Exercise instructions — Please transcribe the data below exactly. Leave the pictures out.

+ + + +

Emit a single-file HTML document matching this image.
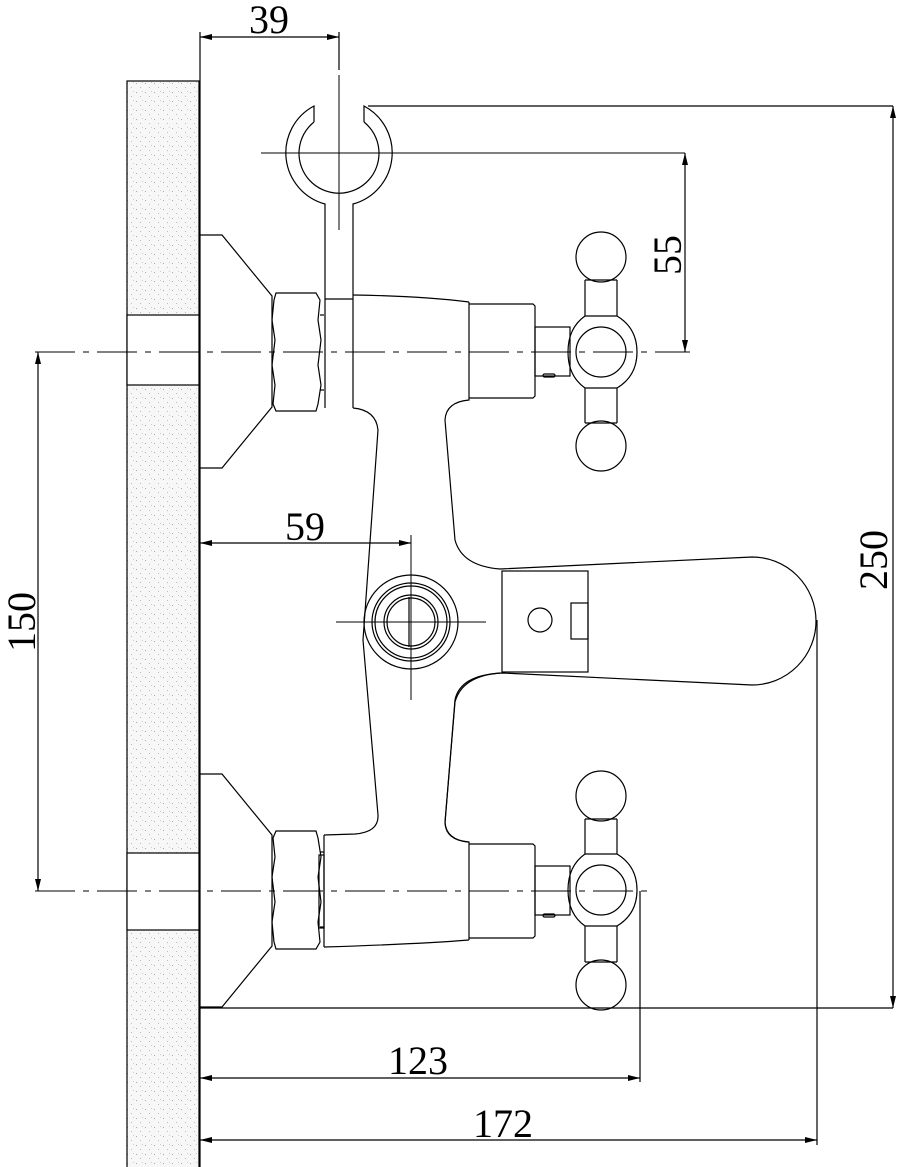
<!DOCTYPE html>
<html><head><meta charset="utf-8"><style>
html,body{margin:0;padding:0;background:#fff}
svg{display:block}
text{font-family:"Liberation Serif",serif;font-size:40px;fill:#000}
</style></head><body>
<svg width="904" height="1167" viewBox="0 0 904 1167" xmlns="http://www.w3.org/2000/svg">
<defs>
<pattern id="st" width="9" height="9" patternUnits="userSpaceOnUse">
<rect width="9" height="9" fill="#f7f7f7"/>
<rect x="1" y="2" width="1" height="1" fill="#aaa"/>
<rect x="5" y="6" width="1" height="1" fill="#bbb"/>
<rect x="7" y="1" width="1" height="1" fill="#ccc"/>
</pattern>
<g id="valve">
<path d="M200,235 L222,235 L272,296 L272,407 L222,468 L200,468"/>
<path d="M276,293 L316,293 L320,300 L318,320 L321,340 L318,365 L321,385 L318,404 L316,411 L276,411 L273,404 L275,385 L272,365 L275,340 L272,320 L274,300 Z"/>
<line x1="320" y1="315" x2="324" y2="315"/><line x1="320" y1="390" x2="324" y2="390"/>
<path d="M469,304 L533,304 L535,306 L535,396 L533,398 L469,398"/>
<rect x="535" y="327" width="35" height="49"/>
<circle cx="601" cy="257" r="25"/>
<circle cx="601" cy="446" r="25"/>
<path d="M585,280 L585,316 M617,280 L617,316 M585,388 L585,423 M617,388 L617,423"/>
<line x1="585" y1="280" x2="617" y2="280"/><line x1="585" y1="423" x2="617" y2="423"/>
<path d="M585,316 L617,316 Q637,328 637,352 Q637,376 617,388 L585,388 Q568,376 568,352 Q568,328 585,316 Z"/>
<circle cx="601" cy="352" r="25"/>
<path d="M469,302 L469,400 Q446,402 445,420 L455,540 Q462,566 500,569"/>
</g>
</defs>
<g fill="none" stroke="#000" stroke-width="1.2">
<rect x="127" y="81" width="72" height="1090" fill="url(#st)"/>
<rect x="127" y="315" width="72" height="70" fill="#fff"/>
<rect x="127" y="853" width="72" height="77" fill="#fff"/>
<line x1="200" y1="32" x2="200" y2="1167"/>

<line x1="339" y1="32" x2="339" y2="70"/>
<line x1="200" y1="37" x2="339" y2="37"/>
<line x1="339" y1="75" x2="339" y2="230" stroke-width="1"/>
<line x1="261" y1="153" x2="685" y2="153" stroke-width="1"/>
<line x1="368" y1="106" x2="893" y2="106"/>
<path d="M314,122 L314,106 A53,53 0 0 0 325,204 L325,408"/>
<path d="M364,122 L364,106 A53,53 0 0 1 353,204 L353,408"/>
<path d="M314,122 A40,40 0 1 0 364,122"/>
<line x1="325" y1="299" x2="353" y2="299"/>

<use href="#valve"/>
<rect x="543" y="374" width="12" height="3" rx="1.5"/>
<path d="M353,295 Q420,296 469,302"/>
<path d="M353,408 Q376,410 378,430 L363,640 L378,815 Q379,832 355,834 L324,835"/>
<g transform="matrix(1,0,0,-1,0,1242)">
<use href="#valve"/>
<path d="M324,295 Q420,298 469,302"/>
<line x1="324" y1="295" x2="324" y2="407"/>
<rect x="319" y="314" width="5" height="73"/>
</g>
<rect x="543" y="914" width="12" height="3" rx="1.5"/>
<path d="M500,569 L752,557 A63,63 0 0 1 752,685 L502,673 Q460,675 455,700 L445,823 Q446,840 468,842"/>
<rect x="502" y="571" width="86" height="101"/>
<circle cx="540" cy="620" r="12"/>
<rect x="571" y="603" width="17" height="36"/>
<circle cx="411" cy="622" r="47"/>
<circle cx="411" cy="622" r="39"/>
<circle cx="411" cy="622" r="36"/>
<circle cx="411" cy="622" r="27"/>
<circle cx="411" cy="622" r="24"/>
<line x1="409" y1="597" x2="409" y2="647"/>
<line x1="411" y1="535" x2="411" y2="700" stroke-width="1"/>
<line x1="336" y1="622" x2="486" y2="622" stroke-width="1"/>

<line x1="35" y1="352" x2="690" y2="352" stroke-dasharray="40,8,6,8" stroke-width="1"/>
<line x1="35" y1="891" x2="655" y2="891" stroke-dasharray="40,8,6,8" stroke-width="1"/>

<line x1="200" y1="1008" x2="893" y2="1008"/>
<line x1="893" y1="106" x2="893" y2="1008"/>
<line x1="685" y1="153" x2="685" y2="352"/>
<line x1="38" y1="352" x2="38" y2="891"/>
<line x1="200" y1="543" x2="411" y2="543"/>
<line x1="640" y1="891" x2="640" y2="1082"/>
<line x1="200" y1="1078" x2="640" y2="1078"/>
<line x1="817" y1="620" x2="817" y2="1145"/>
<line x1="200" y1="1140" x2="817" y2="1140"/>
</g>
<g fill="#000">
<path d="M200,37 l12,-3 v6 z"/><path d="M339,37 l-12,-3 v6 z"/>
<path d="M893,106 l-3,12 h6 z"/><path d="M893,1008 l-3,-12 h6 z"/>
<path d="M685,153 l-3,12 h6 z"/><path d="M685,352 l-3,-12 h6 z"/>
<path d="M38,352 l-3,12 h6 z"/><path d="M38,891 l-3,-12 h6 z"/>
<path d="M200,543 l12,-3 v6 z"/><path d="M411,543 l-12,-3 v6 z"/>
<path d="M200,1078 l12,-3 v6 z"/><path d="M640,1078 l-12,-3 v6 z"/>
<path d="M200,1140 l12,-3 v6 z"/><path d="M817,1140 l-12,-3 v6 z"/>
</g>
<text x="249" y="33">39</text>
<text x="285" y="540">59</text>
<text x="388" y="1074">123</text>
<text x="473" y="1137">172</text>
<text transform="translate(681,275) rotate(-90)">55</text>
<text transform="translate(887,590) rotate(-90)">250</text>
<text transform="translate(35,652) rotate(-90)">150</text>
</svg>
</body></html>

+ + + +

Reply —
Emit a single-file HTML document matching this image.
<!DOCTYPE html>
<html><head><meta charset="utf-8"><style>
html,body{margin:0;padding:0;background:#fff}
svg{display:block}
text{font-family:"Liberation Serif",serif;font-size:40px;fill:#000}
</style></head><body>
<svg width="904" height="1167" viewBox="0 0 904 1167" xmlns="http://www.w3.org/2000/svg">
<defs>
<pattern id="st" width="9" height="9" patternUnits="userSpaceOnUse">
<rect width="9" height="9" fill="#f7f7f7"/>
<rect x="1" y="2" width="1" height="1" fill="#aaa"/>
<rect x="5" y="6" width="1" height="1" fill="#bbb"/>
<rect x="7" y="1" width="1" height="1" fill="#ccc"/>
</pattern>
<g id="valve">
<path d="M200,235 L222,235 L272,296 L272,407 L222,468 L200,468"/>
<path d="M276,293 L316,293 L320,300 L318,320 L321,340 L318,365 L321,385 L318,404 L316,411 L276,411 L273,404 L275,385 L272,365 L275,340 L272,320 L274,300 Z"/>
<line x1="320" y1="315" x2="324" y2="315"/><line x1="320" y1="390" x2="324" y2="390"/>
<path d="M469,304 L533,304 L535,306 L535,396 L533,398 L469,398"/>
<rect x="535" y="327" width="35" height="49"/>
<circle cx="601" cy="257" r="25"/>
<circle cx="601" cy="446" r="25"/>
<path d="M585,280 L585,316 M617,280 L617,316 M585,388 L585,423 M617,388 L617,423"/>
<line x1="585" y1="280" x2="617" y2="280"/><line x1="585" y1="423" x2="617" y2="423"/>
<path d="M585,316 L617,316 Q637,328 637,352 Q637,376 617,388 L585,388 Q568,376 568,352 Q568,328 585,316 Z"/>
<circle cx="601" cy="352" r="25"/>
<path d="M469,302 L469,400 Q446,402 445,420 L455,540 Q462,566 500,569"/>
</g>
</defs>
<g fill="none" stroke="#000" stroke-width="1.2">
<rect x="127" y="81" width="72" height="1090" fill="url(#st)"/>
<rect x="127" y="315" width="72" height="70" fill="#fff"/>
<rect x="127" y="853" width="72" height="77" fill="#fff"/>
<line x1="200" y1="32" x2="200" y2="1167"/>

<line x1="339" y1="32" x2="339" y2="70"/>
<line x1="200" y1="37" x2="339" y2="37"/>
<line x1="339" y1="75" x2="339" y2="230" stroke-width="1"/>
<line x1="261" y1="153" x2="685" y2="153" stroke-width="1"/>
<line x1="368" y1="106" x2="893" y2="106"/>
<path d="M314,122 L314,106 A53,53 0 0 0 325,204 L325,408"/>
<path d="M364,122 L364,106 A53,53 0 0 1 353,204 L353,408"/>
<path d="M314,122 A40,40 0 1 0 364,122"/>
<line x1="325" y1="299" x2="353" y2="299"/>

<use href="#valve"/>
<rect x="543" y="374" width="12" height="3" rx="1.5"/>
<path d="M353,295 Q420,296 469,302"/>
<path d="M353,408 Q376,410 378,430 L363,640 L378,815 Q379,832 355,834 L324,835"/>
<g transform="matrix(1,0,0,-1,0,1242)">
<use href="#valve"/>
<path d="M324,295 Q420,298 469,302"/>
<line x1="324" y1="295" x2="324" y2="407"/>
<rect x="319" y="314" width="5" height="73"/>
</g>
<rect x="543" y="914" width="12" height="3" rx="1.5"/>
<path d="M500,569 L752,557 A63,63 0 0 1 752,685 L502,673 Q460,675 455,700 L445,823 Q446,840 468,842"/>
<rect x="502" y="571" width="86" height="101"/>
<circle cx="540" cy="620" r="12"/>
<rect x="571" y="603" width="17" height="36"/>
<circle cx="411" cy="622" r="47"/>
<circle cx="411" cy="622" r="39"/>
<circle cx="411" cy="622" r="36"/>
<circle cx="411" cy="622" r="27"/>
<circle cx="411" cy="622" r="24"/>
<line x1="409" y1="597" x2="409" y2="647"/>
<line x1="411" y1="535" x2="411" y2="700" stroke-width="1"/>
<line x1="336" y1="622" x2="486" y2="622" stroke-width="1"/>

<line x1="35" y1="352" x2="690" y2="352" stroke-dasharray="40,8,6,8" stroke-width="1"/>
<line x1="35" y1="891" x2="655" y2="891" stroke-dasharray="40,8,6,8" stroke-width="1"/>

<line x1="200" y1="1008" x2="893" y2="1008"/>
<line x1="893" y1="106" x2="893" y2="1008"/>
<line x1="685" y1="153" x2="685" y2="352"/>
<line x1="38" y1="352" x2="38" y2="891"/>
<line x1="200" y1="543" x2="411" y2="543"/>
<line x1="640" y1="891" x2="640" y2="1082"/>
<line x1="200" y1="1078" x2="640" y2="1078"/>
<line x1="817" y1="620" x2="817" y2="1145"/>
<line x1="200" y1="1140" x2="817" y2="1140"/>
</g>
<g fill="#000">
<path d="M200,37 l12,-3 v6 z"/><path d="M339,37 l-12,-3 v6 z"/>
<path d="M893,106 l-3,12 h6 z"/><path d="M893,1008 l-3,-12 h6 z"/>
<path d="M685,153 l-3,12 h6 z"/><path d="M685,352 l-3,-12 h6 z"/>
<path d="M38,352 l-3,12 h6 z"/><path d="M38,891 l-3,-12 h6 z"/>
<path d="M200,543 l12,-3 v6 z"/><path d="M411,543 l-12,-3 v6 z"/>
<path d="M200,1078 l12,-3 v6 z"/><path d="M640,1078 l-12,-3 v6 z"/>
<path d="M200,1140 l12,-3 v6 z"/><path d="M817,1140 l-12,-3 v6 z"/>
</g>
<text x="249" y="33">39</text>
<text x="285" y="540">59</text>
<text x="388" y="1074">123</text>
<text x="473" y="1137">172</text>
<text transform="translate(681,275) rotate(-90)">55</text>
<text transform="translate(887,590) rotate(-90)">250</text>
<text transform="translate(35,652) rotate(-90)">150</text>
</svg>
</body></html>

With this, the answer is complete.